EU PANEL PROBES FRANCE'S SUBSIDIES TO BRITTANY FERRIES

EU PANEL PROBES FRANCE'S SUBSIDIES TO BRITTANY FERRIES

The European Commission is investigating alleged unfair French government subsidies to cross-channel ferry company Brittany Ferries.

The move serves as a signal that the commission, the European Union's executive arm, will not allow France to unfairly prop up its struggling maritime industries.The commission investigation covers three main areas: favorable bank loans, reduced port charges at the company's home ports of Cherbourg and Le Havre, and a deal where leasing charges for ferries were cut by private shareholders in return for a bigger stake in the ferry company.

The formal investigation follows the French government's failure to convince the commission's transport officials in private that all the deals are above suspicion.

The French government is suspected of leaning on France's biggest bank, Credit Agricole, to give Brittany Ferries advantageous loan terms that it would not have been able to find on the private market.

The port charges are being examined to determine if they were just meant to support Brittany Ferries, or if rival ferry and other shipping companies could also qualify.

The ferry company, originally founded to export fresh vegetables and local products from Brittany, was one of France's regional success stories in the 1980s.
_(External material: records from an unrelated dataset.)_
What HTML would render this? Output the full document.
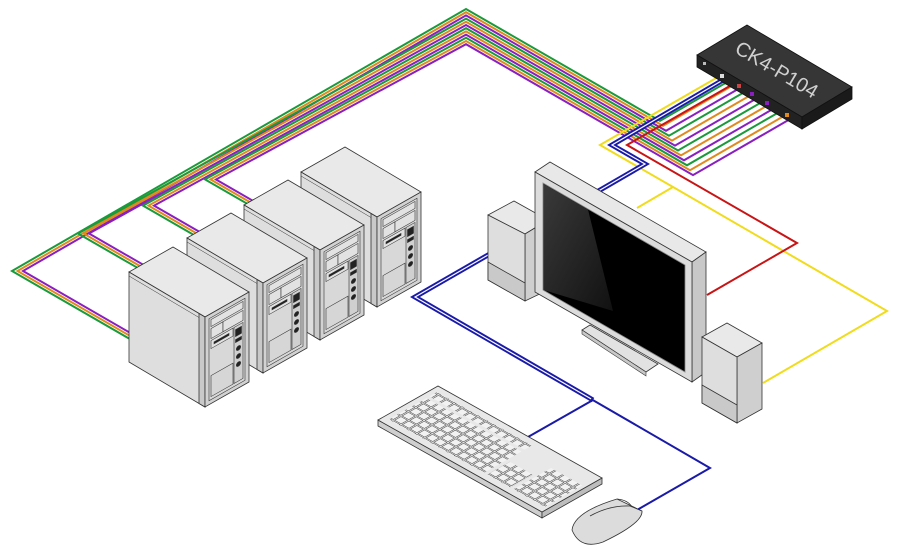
<!DOCTYPE html>
<html><head><meta charset="utf-8"><style>
html,body{margin:0;padding:0;background:#fff;}
svg{display:block;}
</style></head><body>
<svg width="900" height="556" viewBox="0 0 900 556" xmlns="http://www.w3.org/2000/svg">
<defs>
<pattern id="keys" patternUnits="userSpaceOnUse" width="4.8" height="5">
<rect x="0.4" y="0.4" width="4" height="4.2" fill="#f2f2f2" stroke="#333" stroke-width="0.3"/>
</pattern>
<linearGradient id="hl" x1="0" y1="0" x2="1" y2="1">
<stop offset="0" stop-color="#3a3a3a"/><stop offset="1" stop-color="#111"/>
</linearGradient>
</defs>

<!-- bundle cables -->
<g fill="none" stroke-width="2" stroke-linejoin="miter">
<path stroke="#1a9a3a" d="M129,338.5 L12,271 L466,9 L660,120.9 L725.7,82.9"/>
<path stroke="#e08a1e" d="M129,335.3 L17.5,271 L466,12.2 L663,125.8 L731.4,86.3"/>
<path stroke="#8a1fc0" d="M129,332.2 L23,271 L466,15.4 L666,130.8 L737.1,89.6"/>
<path stroke="#1a9a3a" d="M187,296.4 L78,233.5 L466,18.6 L669,135.7 L742.8,93"/>
<path stroke="#e08a1e" d="M187,293.2 L83.5,233.5 L466,21.8 L672,140.6 L748.5,96.4"/>
<path stroke="#8a1fc0" d="M187,290 L89,233.5 L466,25 L675,145.6 L754.3,99.8"/>
<path stroke="#1a9a3a" d="M244,263.9 L143,205.6 L466,28.2 L678,150.5 L760,103.1"/>
<path stroke="#e08a1e" d="M244,260.7 L148.5,205.6 L466,31.4 L681,155.4 L765.7,106.5"/>
<path stroke="#8a1fc0" d="M244,257.5 L154,205.6 L466,34.6 L684,160.3 L771.4,109.9"/>
<path stroke="#1a9a3a" d="M301,234.8 L205,179.4 L466,37.8 L687,165.3 L777.1,113.2"/>
<path stroke="#e08a1e" d="M301,231.6 L210.5,179.4 L466,41 L690,170.2 L782.8,116.6"/>
<path stroke="#8a1fc0" d="M301,228.5 L216,179.5 L466,44.2 L693,175.1 L788.5,120"/>
</g>

<!-- yellow / red / blue -->
<g fill="none" stroke-linejoin="miter">
<path stroke="#f0dc1c" stroke-width="2" d="M718,77 L600,145 L673,187 L887,311 L763,383"/>
<path stroke="#f0dc1c" stroke-width="2" d="M673,187 L637,208"/>
<path stroke="#c81414" stroke-width="2" d="M735,83 L627,145 L797,243 L707,295"/>
<path stroke="#1a1aa8" stroke-width="5" d="M723,80 L612,145 L645,164 L488,255 L415,297 L593,400"/>
<path stroke="#fff" stroke-width="1.2" d="M723,80 L612,145 L645,164 L488,255 L415,297 L593,400"/>
<path stroke="#1a1aa8" stroke-width="2" d="M591,399 L710,468 L637,510"/>
<path stroke="#1a1aa8" stroke-width="2" d="M593,400 L528,437"/>
</g>

<!-- KVM box -->
<g stroke="#111" stroke-width="0.8">
<polygon points="697,55 747,25 852,87 802,117" fill="#363636"/>
<polygon points="697,55 802,117 802,129 697,67" fill="#222"/>
<polygon points="802,117 852,87 852,99 802,129" fill="#1a1a1a"/>
</g>
<text x="0" y="0" transform="translate(776,71) rotate(30.6)" text-anchor="middle" dominant-baseline="middle" font-family="Liberation Sans, sans-serif" font-size="20" fill="#d0d0d0">CK4-P104</text>
<g fill="#bbb">
<rect x="703" y="62" width="3" height="3"/>
<rect x="720" y="74" width="4" height="4" fill="#ddd"/>
<rect x="737" y="84" width="4" height="4" fill="#c44"/>
<rect x="750" y="92" width="4" height="4" fill="#8a1fc0"/>
<rect x="765" y="101" width="4" height="4" fill="#8a1fc0"/>
<rect x="785" y="113" width="4" height="4" fill="#e08a1e"/>
</g>

<!-- towers (back to front) -->
<g id="t4" transform="translate(301,172)" stroke="#333" stroke-width="0.8">
<polygon points="0,0 44,-25 120,20 76,45" fill="#e9e9e9"/>
<polygon points="0,0 76,45 76,135 0,90" fill="#dedede"/>
<polygon points="70,41.5 76,45 76,135 70,131.5" fill="#c9c9c9"/>
<polygon points="76,45 120,20 120,110 76,135" fill="#d2d2d2"/>
<line x1="0" y1="4" x2="70" y2="45.5" stroke-width="0.5"/>
<g transform="matrix(1,-0.568,0,1,76,45)" stroke-width="0.6">
<rect x="4" y="4" width="36" height="82" fill="#d8d8d8"/>
<rect x="6" y="6" width="32" height="7" fill="#e2e2e2"/>
<rect x="6" y="15" width="12" height="10" fill="#e2e2e2"/>
<rect x="18" y="15" width="20" height="10" fill="#e2e2e2"/>
<rect x="6" y="27" width="22" height="8" fill="#e2e2e2"/>
<rect x="9" y="30" width="15" height="2" fill="#222"/>
<rect x="29" y="27" width="9" height="56" fill="#d0d0d0"/>
<rect x="30.5" y="30" width="6" height="7" fill="#222"/>
<rect x="30.5" y="40" width="6" height="3" fill="#222"/>
<circle cx="33.5" cy="50" r="2.2" fill="#222"/>
<circle cx="33.5" cy="58" r="2.2" fill="#222"/>
<circle cx="33.5" cy="66" r="2.2" fill="#222"/>
<rect x="6" y="62" width="22" height="21" fill="#d6d6d6"/>
</g>
</g>
<use href="#t4" transform="translate(-57,33)"/>
<use href="#t4" transform="translate(-114,66)"/>
<use href="#t4" transform="translate(-172,100)"/>

<!-- monitor stand -->
<polygon points="582,330 590,325 658,364 646,372" fill="#e2e2e2" stroke="#333" stroke-width="0.8"/>
<polygon points="582,330 646,372 646,376 582,334" fill="#c8c8c8" stroke="#333" stroke-width="0.6"/>

<!-- left speaker -->
<g stroke="#333" stroke-width="0.8">
<polygon points="488,215 514,201 548,220 525,234" fill="#e9e9e9"/>
<polygon points="525,234 548,220 548,290 525,301" fill="#cfcfcf"/>
<polygon points="488,215 525,234 525,301 488,280" fill="#dedede"/>
<polygon points="488,262 525,283 525,301 488,280" fill="#c9c9c9"/>
</g>

<!-- monitor -->
<g stroke="#333" stroke-width="0.8">
<polygon points="535,172 550,162 706,252 692,262" fill="#e8e8e8"/>
<polygon points="692,262 706,252 706,372 692,382" fill="#c8c8c8"/>
<polygon points="535,172 692,262 692,382 535,292" fill="#dcdcdc"/>
<polygon points="543,183 685,265 685,372 543,290" fill="#000" stroke="#888"/>
</g>
<polygon points="543.5,184 588,209.5 613,311 543.5,290" fill="url(#hl)"/>

<!-- right speaker -->
<g stroke="#333" stroke-width="0.8">
<polygon points="702,337 727,323 762,343 737,357" fill="#e9e9e9"/>
<polygon points="737,357 762,343 762,409 737,423" fill="#cfcfcf"/>
<polygon points="702,337 737,357 737,423 702,403" fill="#dedede"/>
<polygon points="702,385 737,405 737,423 702,403" fill="#c9c9c9"/>
</g>

<!-- keyboard -->
<g stroke="#333" stroke-width="0.8">
<polygon points="378,420 542,512 542,518 378,426" fill="#cfcfcf"/>
<polygon points="542,512 602,478 602,484 542,518" fill="#bdbdbd"/>
<polygon points="378,420 438,386 602,478 542,512" fill="#e8e8e8"/>
</g>
<g transform="matrix(1.64,0.92,1.5,-0.85,378,420)">
<rect x="3" y="4" width="58" height="25" fill="url(#keys)"/>
<rect x="3" y="31" width="58" height="5" fill="url(#keys)"/>
<rect x="63" y="4" width="14" height="15" fill="url(#keys)"/>
<rect x="79" y="4" width="19" height="25" fill="url(#keys)"/>
</g>

<!-- mouse -->
<g stroke="#333" stroke-width="0.8">
<path d="M572,530 Q574,512 617,499 L642,511 Q643,523 603,542 Q580,550 572,530 Z" fill="#dcdcdc"/>
<path d="M590,516 Q610,505 630,506 L642,511" fill="none"/>
<path d="M617,499 Q628,500 632,507" fill="none"/>
</g>
</svg>
</body></html>
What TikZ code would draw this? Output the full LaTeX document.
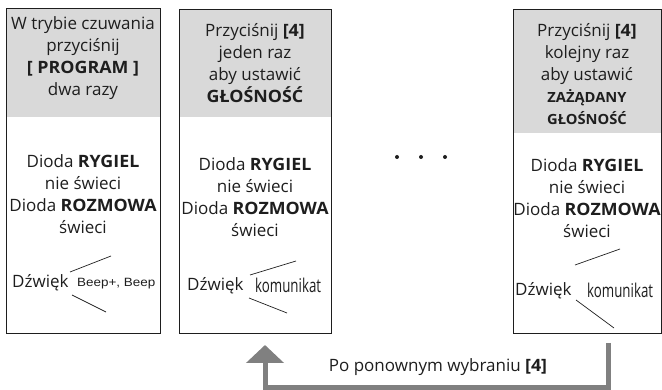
\documentclass[tikz,border=0pt]{standalone}
\usepackage{fontspec}
\setmainfont{Open Sans}[BoldFeatures={FakeStretch=1.05}]
\newfontfamily\beepfont{Liberation Sans}
\usetikzlibrary{arrows.meta}
\definecolor{headgray}{RGB}{217,217,217}
\definecolor{loopgray}{RGB}{128,128,128}
\definecolor{ink}{RGB}{30,30,30}
\newcommand{\narrowword}[1]{\scalebox{0.70}[1]{#1}}
\tikzset{
  frame/.style={draw=ink, line width=1.4pt, fill=none, inner sep=0pt},
  head/.style={fill=headgray, draw=none, inner sep=0pt},
  txt/.style={align=center, text=ink, font=\fontsize{17}{22}\selectfont, inner sep=0pt},
  sound/.style={text=ink, font=\fontsize{17}{22}\selectfont, inner sep=0pt, anchor=base west},
  msg/.style={text=ink, font=\fontsize{19}{22}\selectfont, inner sep=0pt, anchor=base west},
  beep/.style={text=ink, font=\beepfont\fontsize{12}{14}\selectfont, inner sep=0pt, anchor=base west},
  fork/.style={draw=ink, line width=0.7pt},
  dotmark/.style={circle, fill=ink, minimum size=4pt, inner sep=0pt},
  loopline/.style={draw=loopgray, line width=5pt},
}
\begin{document}
\begin{tikzpicture}[x=1pt,y=-1pt]
\useasboundingbox (0,0) rectangle (662,390);

% grey headers
\node[head, minimum width=154pt, minimum height=109pt, anchor=north west] (h1) at (6,8) {};
\node[head, minimum width=152pt, minimum height=108pt, anchor=north west] (h2) at (179,9) {};
\node[head, minimum width=148pt, minimum height=124pt, anchor=north west] (h3) at (513,9) {};

% outer frames
\node[frame, minimum width=154pt, minimum height=325pt, anchor=north west] (b1) at (6,8) {};
\node[frame, minimum width=152pt, minimum height=324pt, anchor=north west] (b2) at (179,9) {};
\node[frame, minimum width=148pt, minimum height=324pt, anchor=north west] (b3) at (513,9) {};

% header texts
\node[txt] (t1) at (83,58) {W trybie czuwania\\przyciśnij\\\textbf{[ PROGRAM ]}\\dwa razy};
\node[txt] (t2) at (255,63) {Przyciśnij \textbf{[4]}\\jeden raz\\aby ustawić\\\textbf{GŁOŚNOŚĆ}};
\node[txt] (t3) at (587,74) {Przyciśnij \textbf{[4]}\\kolejny raz\\aby ustawić\\{\fontsize{14}{22}\selectfont\textbf{ZAŻĄDANY}}\\{\fontsize{14}{22}\selectfont\textbf{GŁOŚNOŚĆ}}};

% status texts
\node[txt] (s1) at (83,194) {Dioda \textbf{RYGIEL}\\nie świeci\\Dioda \textbf{ROZMOWA}\\świeci};
\node[txt] (s2) at (255,197) {Dioda \textbf{RYGIEL}\\nie świeci\\Dioda \textbf{ROZMOWA}\\świeci};
\node[txt] (s3) at (587,198) {Dioda \textbf{RYGIEL}\\nie świeci\\Dioda \textbf{ROZMOWA}\\świeci};

% sound rows
\node[sound] (d1) at (12,288) {Dźwięk};
\node[beep] (k1) at (77,287) {\scalebox{1.12}[1]{Beep+, Beep}};
\draw[fork] (70,272) -- (111,256);
\draw[fork] (72,295) -- (106,312);

\node[sound] (d2) at (187,291) {Dźwięk};
\node[msg] (k2) at (255,293) {\narrowword{komunikat}};
\draw[fork] (250,275) -- (296,261);
\draw[fork] (249,298) -- (287,313);

\node[sound] (d3) at (515,296) {Dźwięk};
\node[msg] (k3) at (587,298) {\narrowword{komunikat}};
\draw[fork] (575,265) -- (620,249);
\draw[fork] (576,300) -- (614,328);

% ellipsis between the boxes
\node[dotmark] (e1) at (397,157) {};
\node[dotmark] (e2) at (421,157) {};
\node[dotmark] (e3) at (445,157) {};

% return loop
\coordinate (r1) at (608,343);
\coordinate (r2) at (265,345);
\draw[loopline, -{Triangle[width=37pt,length=18pt]}] (r1) -- (608,387) -- (265,387) -- (r2);
\node[text=ink, font=\fontsize{17}{20}\selectfont, inner sep=0pt] (lb) at (438,367) {Po ponownym wybraniu \textbf{[4]}};
\end{tikzpicture}
\end{document}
Brittany Ferries, however, has been struggling in the last few years to curb losses on its routes between western France and southern England.

Price competition from English Channel ports, the Channel Tunnel, and the huge fluctuations of the British currency against the franc have turned around its fortunes.

In the last two years, it has increasingly turned to the government for help and also launched ultimately fruitless talks with its main rival, P&O Ferries, to stop the damaging decline in ferry fares.